Data in this exercise
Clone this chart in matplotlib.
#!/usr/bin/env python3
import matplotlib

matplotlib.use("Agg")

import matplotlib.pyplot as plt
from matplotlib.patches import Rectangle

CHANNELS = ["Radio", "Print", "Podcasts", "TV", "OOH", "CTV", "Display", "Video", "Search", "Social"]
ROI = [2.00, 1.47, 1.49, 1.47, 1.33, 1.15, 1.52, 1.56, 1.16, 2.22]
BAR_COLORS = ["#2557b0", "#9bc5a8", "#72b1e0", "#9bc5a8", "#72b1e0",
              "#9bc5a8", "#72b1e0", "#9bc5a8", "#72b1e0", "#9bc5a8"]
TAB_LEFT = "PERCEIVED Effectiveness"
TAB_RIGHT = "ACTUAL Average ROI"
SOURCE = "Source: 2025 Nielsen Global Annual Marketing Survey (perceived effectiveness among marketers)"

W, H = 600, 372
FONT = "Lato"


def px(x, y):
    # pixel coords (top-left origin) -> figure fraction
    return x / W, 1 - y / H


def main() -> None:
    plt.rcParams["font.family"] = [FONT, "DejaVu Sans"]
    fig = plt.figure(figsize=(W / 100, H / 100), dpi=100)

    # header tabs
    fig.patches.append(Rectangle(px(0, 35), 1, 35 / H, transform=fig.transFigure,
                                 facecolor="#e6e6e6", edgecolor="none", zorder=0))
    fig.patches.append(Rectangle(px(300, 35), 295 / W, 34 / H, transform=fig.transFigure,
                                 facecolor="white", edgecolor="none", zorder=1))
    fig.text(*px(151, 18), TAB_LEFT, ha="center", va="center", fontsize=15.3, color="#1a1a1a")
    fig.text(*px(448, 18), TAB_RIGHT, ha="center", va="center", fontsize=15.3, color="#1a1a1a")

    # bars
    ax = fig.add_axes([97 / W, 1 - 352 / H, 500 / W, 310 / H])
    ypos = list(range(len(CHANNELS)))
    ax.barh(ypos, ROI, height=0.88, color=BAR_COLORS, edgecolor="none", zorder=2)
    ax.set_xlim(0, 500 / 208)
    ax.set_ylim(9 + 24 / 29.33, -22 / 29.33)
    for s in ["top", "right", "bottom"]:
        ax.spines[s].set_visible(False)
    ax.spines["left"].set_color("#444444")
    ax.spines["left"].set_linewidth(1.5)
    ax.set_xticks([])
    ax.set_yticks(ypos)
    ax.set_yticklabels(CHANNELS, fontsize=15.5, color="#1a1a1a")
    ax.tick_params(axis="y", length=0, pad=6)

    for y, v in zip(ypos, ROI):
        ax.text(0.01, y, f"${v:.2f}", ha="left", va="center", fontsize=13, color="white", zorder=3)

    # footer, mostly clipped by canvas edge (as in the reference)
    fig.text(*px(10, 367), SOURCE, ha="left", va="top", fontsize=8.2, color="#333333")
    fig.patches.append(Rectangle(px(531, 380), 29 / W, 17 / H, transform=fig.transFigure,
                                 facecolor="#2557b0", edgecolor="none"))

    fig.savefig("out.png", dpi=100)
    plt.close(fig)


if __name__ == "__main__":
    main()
--
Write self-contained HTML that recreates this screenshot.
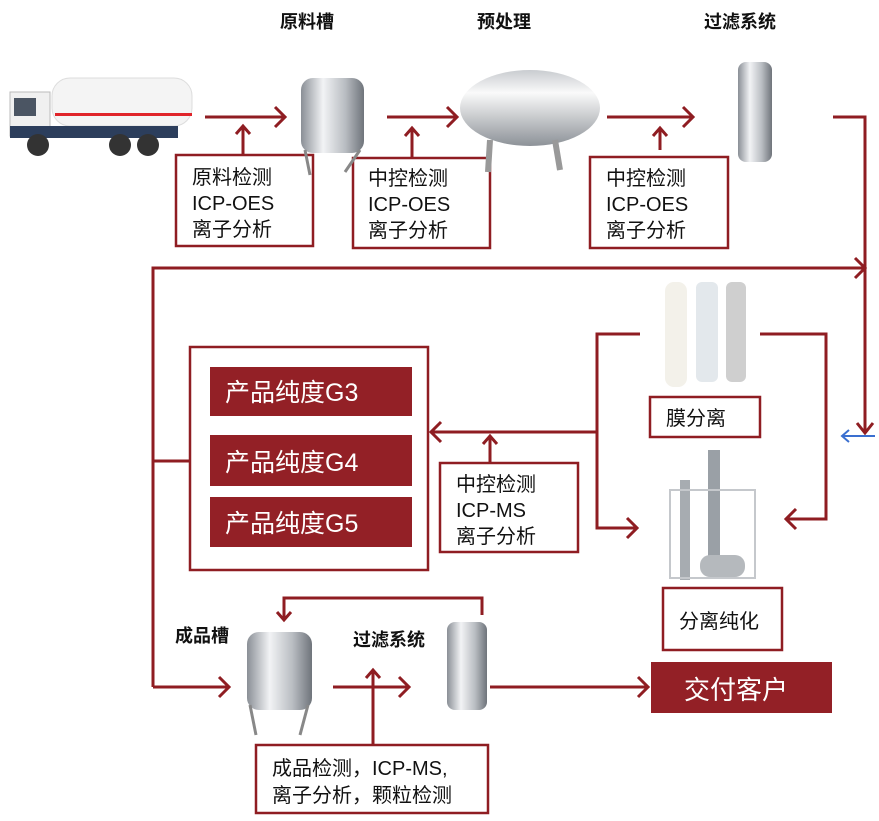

Directions for this task
Transcribe nothing but the lines from the line with "Clone this chart in matplotlib." through the line with "from matplotlib.patches import Rectangle", reproducing each exactly.

Result for this task
Clone this chart in matplotlib.
#!/usr/bin/env python3
import matplotlib

matplotlib.use("Agg")

import matplotlib.pyplot as plt
from matplotlib.patches import Rectangle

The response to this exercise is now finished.